Black theater, one of the oldest and most constructive forms of Black entertainment, is presently in a financial crunch. Depending upon which way the balance scales tip it can either thrive or die. Unfortunately, the outlook at this point is bleak.
Following the revolutionary sixties, opportunities for Blacks in the entertainment field increased tenfold. The financial success of 1971’s Shaft (the pioneer Black superhero film) made Blacks a profitable and exploitable market for the sagging movie industry. Black America was hungry for its own heroes and, consequently, was ready to devour anything.
The huge box office successes of Superfly and The Mack paved the way for a slew of movies that glorified pimps, prostitutes and junkies as though they were the pride of the Black community.
Television quickly jumped on the bandwagon and took things a step further: Amos & Andy returned in the role of J.J. Evans on the tumultuous Good Times. The fat, matriarchal “mammy” role (personified by cinema star Hattie McDaniel in the 1930s) was recreated in shows like That’s My Mama and What’s Happening? We’ve even seen the return of the shiftless and/or absent father figures in Good Times and What’s Happening?
In less than a decade, Black roles on television have degenerated from respectable, albeit pretentious, roles on television have denigrated from respectable, Albeit pretentious, rules such as Julia to the current run of uneducated, unambitious and basically derogatory caricatures.
Throughout this reverse trend black theater has held its own. Black plays such as Your Arms Too Short To Box With God, Bubbling Brown Sugar, The Wiz, and others are offering solid, well-produced entertainment for Blacks and whites while maintaining a positive Black image. Even Off-Broadway productions such as Survival (Astor Place Theater: 434 Lafayette Street, NY, NY) and Young, Gifted and Broke (Billie Holliday Theater, 1368 Fulton Street, Brooklyn, NY) strive toward positiveness.

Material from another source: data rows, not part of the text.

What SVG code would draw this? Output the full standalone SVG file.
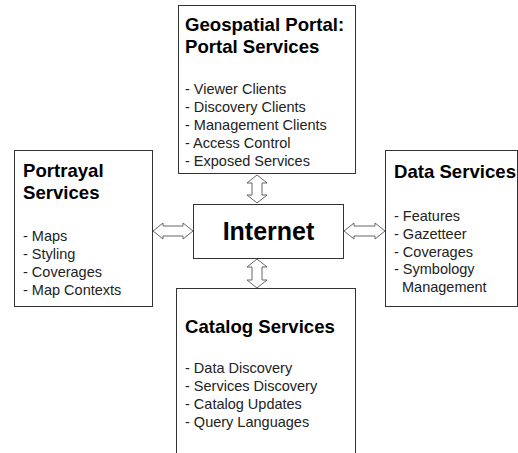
<svg xmlns="http://www.w3.org/2000/svg" width="518" height="453" viewBox="0 0 518 453">
<style>
.box{fill:#fff;stroke:#333;stroke-width:1}
.t{font-family:"Liberation Sans",Arial,sans-serif;font-weight:bold;font-size:18.6px;fill:#000}
.i{font-family:"Liberation Sans",Arial,sans-serif;font-size:14.5px;fill:#222}
.arr{fill:#fff;stroke:#666;stroke-width:1}
</style>
<rect width="518" height="453" fill="#fff"/>
<g id="portal">
<rect class="box" x="178.5" y="5.5" width="177" height="168"/>
<text class="t" x="185" y="31">Geospatial Portal:</text>
<text class="t" x="185" y="53">Portal Services</text>
<text class="i" x="185" y="94">- Viewer Clients</text>
<text class="i" x="185" y="112">- Discovery Clients</text>
<text class="i" x="185" y="130">- Management Clients</text>
<text class="i" x="185" y="148">- Access Control</text>
<text class="i" x="185" y="166">- Exposed Services</text>
</g>
<g id="portrayal">
<rect class="box" x="14.5" y="150.5" width="138" height="156"/>
<text class="t" x="23" y="177">Portrayal</text>
<text class="t" x="23" y="199">Services</text>
<text class="i" x="23" y="241">- Maps</text>
<text class="i" x="23" y="259">- Styling</text>
<text class="i" x="23" y="277">- Coverages</text>
<text class="i" x="23" y="295">- Map Contexts</text>
</g>
<g id="data">
<rect class="box" x="385.5" y="150.5" width="132" height="156"/>
<text class="t" x="394" y="178">Data Services</text>
<text class="i" x="394" y="221">- Features</text>
<text class="i" x="394" y="239">- Gazetteer</text>
<text class="i" x="394" y="257">- Coverages</text>
<text class="i" x="394" y="274">- Symbology</text>
<text class="i" x="402" y="292">Management</text>
</g>
<g id="internet">
<rect class="box" x="193.5" y="204.5" width="150" height="54"/>
<text class="t" x="268.5" y="240" text-anchor="middle" style="font-size:25px">Internet</text>
</g>
<g id="catalog">
<rect class="box" x="176.5" y="288.5" width="179" height="170"/>
<text class="t" x="185" y="333">Catalog Services</text>
<text class="i" x="185" y="373">- Data Discovery</text>
<text class="i" x="185" y="391">- Services Discovery</text>
<text class="i" x="185" y="409">- Catalog Updates</text>
<text class="i" x="185" y="427">- Query Languages</text>
</g>
<g id="connectors">
<path class="arr" d="M257,175 L267,183 L262,183 L262,195 L267,195 L257,203 L247,195 L252,195 L252,183 L247,183 Z"/>
<path class="arr" d="M257,259 L267,267 L262,267 L262,280 L267,280 L257,288 L247,280 L252,280 L252,267 L247,267 Z"/>
<path class="arr" d="M153,231 L163,223 L163,226 L183,226 L183,223 L193,231 L183,239 L183,236 L163,236 L163,239 Z"/>
<path class="arr" d="M344,231 L354,223 L354,226 L375,226 L375,223 L385,231 L375,239 L375,236 L354,236 L354,239 Z"/>
</g>
</svg>
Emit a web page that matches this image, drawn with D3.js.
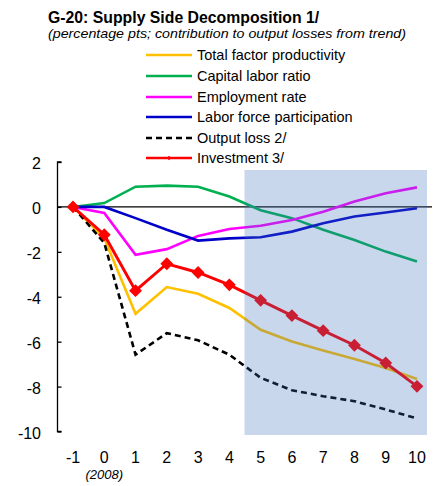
<!DOCTYPE html>
<html>
<head>
<meta charset="utf-8">
<script src="https://cdn.jsdelivr.net/npm/d3@7"></script>
<style>
  html, body { margin: 0; padding: 0; background: #fff; }
  svg { display: block; font-family: "Liberation Sans", Arial, sans-serif; }
</style>
</head>
<body>
<svg id="chart" width="442" height="486"></svg>
<script>
// ---- data ----
const years = [-1, 0, 1, 2, 3, 4, 5, 6, 7, 8, 9, 10];
const tfp        = [0, -1.40, -4.76, -3.57, -3.87, -4.50, -5.47, -5.99, -6.39, -6.77, -7.17, -7.66];
const capital    = [0, 0.17, 0.90, 0.95, 0.90, 0.46, -0.15, -0.50, -1.02, -1.47, -1.99, -2.43];
const employment = [0, -0.27, -2.13, -1.88, -1.29, -0.98, -0.84, -0.58, -0.21, 0.24, 0.61, 0.87];
const laborForce = [0, 0.00, -0.50, -1.02, -1.50, -1.40, -1.35, -1.10, -0.73, -0.43, -0.25, -0.06];
const outputLoss = [0, -1.60, -6.58, -5.62, -5.94, -6.58, -7.61, -8.16, -8.43, -8.65, -9.02, -9.42];
const investment = [0, -1.24, -3.73, -2.53, -2.92, -3.47, -4.16, -4.84, -5.51, -6.16, -6.95, -7.99];
const seriesNames = ["Total factor productivity", "Capital labor ratio", "Employment rate",
                     "Labor force participation", "Output loss 2/", "Investment 3/"];
const yTicks = [2, 0, -2, -4, -6, -8, -10];
const xTickLabels = years.map(String);
const baseYearLabel = "(2008)";
const shadeFrom = 4.5;
const titleText = "G-20: Supply Side Decomposition 1/";
const subtitleText = "(percentage pts; contribution to output losses from trend)";

// ---- drawing ----
const svg = d3.select("#chart");
const x = d3.scaleLinear().domain([-1, 10]).range([73, 417]);
const y = d3.scaleLinear().domain([-10, 2]).range([431.5, 162]);

const series = [
  { name: seriesNames[0], values: tfp, color: "#FFC000" },
  { name: seriesNames[1], values: capital, color: "#00B050" },
  { name: seriesNames[2], values: employment, color: "#FF00FF" },
  { name: seriesNames[3], values: laborForce, color: "#0000C8" },
  { name: seriesNames[4], values: outputLoss, color: "#000000", dash: "6,4" },
  { name: seriesNames[5], values: investment, color: "#FF0000", marker: true }
];

// title
svg.append("text").attr("x", 48).attr("y", 22.5)
  .attr("font-size", 15.8).attr("font-weight", "bold").attr("fill", "#000")
  .text(titleText);
svg.append("text").attr("x", 48).attr("y", 38)
  .attr("font-size", 13.5).attr("font-style", "italic").attr("fill", "#000")
  .attr("textLength", 358).attr("lengthAdjust", "spacingAndGlyphs")
  .text(subtitleText);

// legend
const legendY = [55, 76, 97, 117, 138, 158];
const lg = svg.append("g");
series.forEach((s, i) => {
  const g = lg.append("g").attr("transform", `translate(0,${legendY[i]})`);
  g.append("line").attr("x1", 146).attr("x2", 192).attr("y1", 0).attr("y2", 0)
    .attr("stroke", s.color).attr("stroke-width", 2.5)
    .attr("stroke-dasharray", s.dash || null);
  if (s.marker) {
    g.append("path").attr("d", d3.symbol(d3.symbolDiamond2, 14)())
      .attr("transform", "translate(169,0)").attr("fill", s.color);
  }
  g.append("text").attr("x", 197).attr("y", 5).attr("font-size", 14.5)
    .attr("fill", "#000").text(s.name);
});

// y axis
const yAxis = d3.axisRight(y).tickValues(yTicks).tickSize(4).tickFormat("");
const ya = svg.append("g").attr("transform", "translate(57.5,0)").call(yAxis);
ya.select(".domain").attr("d", `M4,${y(2)}H0V${y(-10)}H4`).attr("stroke", "#000").attr("stroke-width", 1.3);
ya.selectAll(".tick line").attr("stroke", "#000").attr("stroke-width", 1.3);
svg.append("g").selectAll("text").data(yTicks).join("text")
  .attr("x", 41).attr("y", d => y(d) + 7).attr("text-anchor", "end")
  .attr("font-size", 16).attr("fill", "#000").text(d => d);

// x labels
svg.append("g").selectAll("text").data(years).join("text")
  .attr("x", d => x(d)).attr("y", 463).attr("text-anchor", "middle")
  .attr("font-size", 16).attr("fill", "#000").text((d, i) => xTickLabels[i]);
svg.append("text").attr("x", x(0)).attr("y", 479).attr("text-anchor", "middle")
  .attr("font-size", 13).attr("font-style", "italic").attr("fill", "#000").text(baseYearLabel);

// zero line
svg.append("line").attr("x1", 57.5).attr("x2", 432).attr("y1", y(0)).attr("y2", y(0))
  .attr("stroke", "#000").attr("stroke-width", 1.2);

// series lines
const line = d3.line().x((d, i) => x(years[i])).y(d => y(d));
series.forEach(s => {
  svg.append("path").datum(s.values).attr("d", line)
    .attr("fill", "none").attr("stroke", s.color).attr("stroke-width", s.marker ? 2.9 : 2.6)
    .attr("stroke-dasharray", s.dash || null).attr("stroke-linejoin", "miter");
  if (s.marker) {
    svg.append("g").selectAll("path").data(s.values).join("path")
      .attr("d", d3.symbol(d3.symbolDiamond2, 105)())
      .attr("transform", (d, i) => `translate(${x(years[i])},${y(d)})`)
      .attr("fill", s.color);
  }
});

// projection shade (semi-transparent overlay, drawn over the lines)
svg.append("rect")
  .attr("x", x(shadeFrom) - 0.5).attr("y", 170)
  .attr("width", x(10) + 10 - x(shadeFrom) + 0.5).attr("height", 435 - 170)
  .attr("fill", "rgb(60,110,190)").attr("fill-opacity", 0.28);
</script>
</body>
</html>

Young, Gifted and Broke, for example, is the story of Flip (Ron McIntyre), an ambitious young promoter, and Clyde (Avan Littles), his shady partner. They plan to put together a talent showcase review worthy of Broadway. A series of underhanded maneuvers by Clyde thwarts Flip’s efforts but, in the end, all those involved decide to stick together and overcome all obstacles.
Why is it that Black theater can survive perpetuating this positive image while television and cinema, for the most part, choose to accentuate and grossly exaggerate the negativism of the Black community?
Marjorie Moon, Executive Director of Young, Gifted and Broke feels that television and film differ from plays because “the TV producers and cinema producers have to deal with money. They have to be able to sell that time and sell that product to the people who are the highest bidders. And, unfortunately, those people want to see certain stereotypes.”
Ms. Moon has been involved with black theater all her life and is virtually an expert in the field. (She’s an alumni of Cleveland’s famous Camel House which has spawned the careers of Langston Hughes, Ruby Dee, Ossie Davis, Greg Morris, Ron O’Neal, Moses Gunn and many others.) When asked about the chances for survival of Black theater when constantly being pitted against the big, alluring bucks of the other industries, Ms. Moon readily admitted that the future is cloudy.
“I don’t know of any Black theater that’s not subsidized through public foundations . . . you know, some state council or city agency. But these monies are really drying up very fast and it’s primarily the big, established institutions that are getting the big chunks of what is left. And it’s even dwindling for them.
“The only way for Black theater to survive is for Blacks in the community to support it. Without community support it’s very likely that most of the cultural arts centers will be forced to close. The Afro-American Studio for Theater recently had to shut its doors after eleven years of productive service.”
Ms. Moon further elaborated on this topic: “We [Black theater] are supposed to be there for the people and we really need to be people supported in a very meaningful and substantial way or we will die.
“We’re not gonna be having these public fundings too long. The Negro Ensemble Company, for example, is such a fine company and this year they’ve been hurt by funds. How can we let a fine institution like that die? I don’t mean to say that it’s dead yet but it’s dwindling and if the people don’t begin to really rally bhind their community cultural arts centers . . . there just won’t be any.”
Isn’t it ironic that the one medium which consistently portrays Black lifestyles openly and honestly is the one least likely to survive? Hopefully, the Black community will begin to take interest in Black theater and keep it alive. After all, if it dies — in many respects — we’ve only ourselves to blame.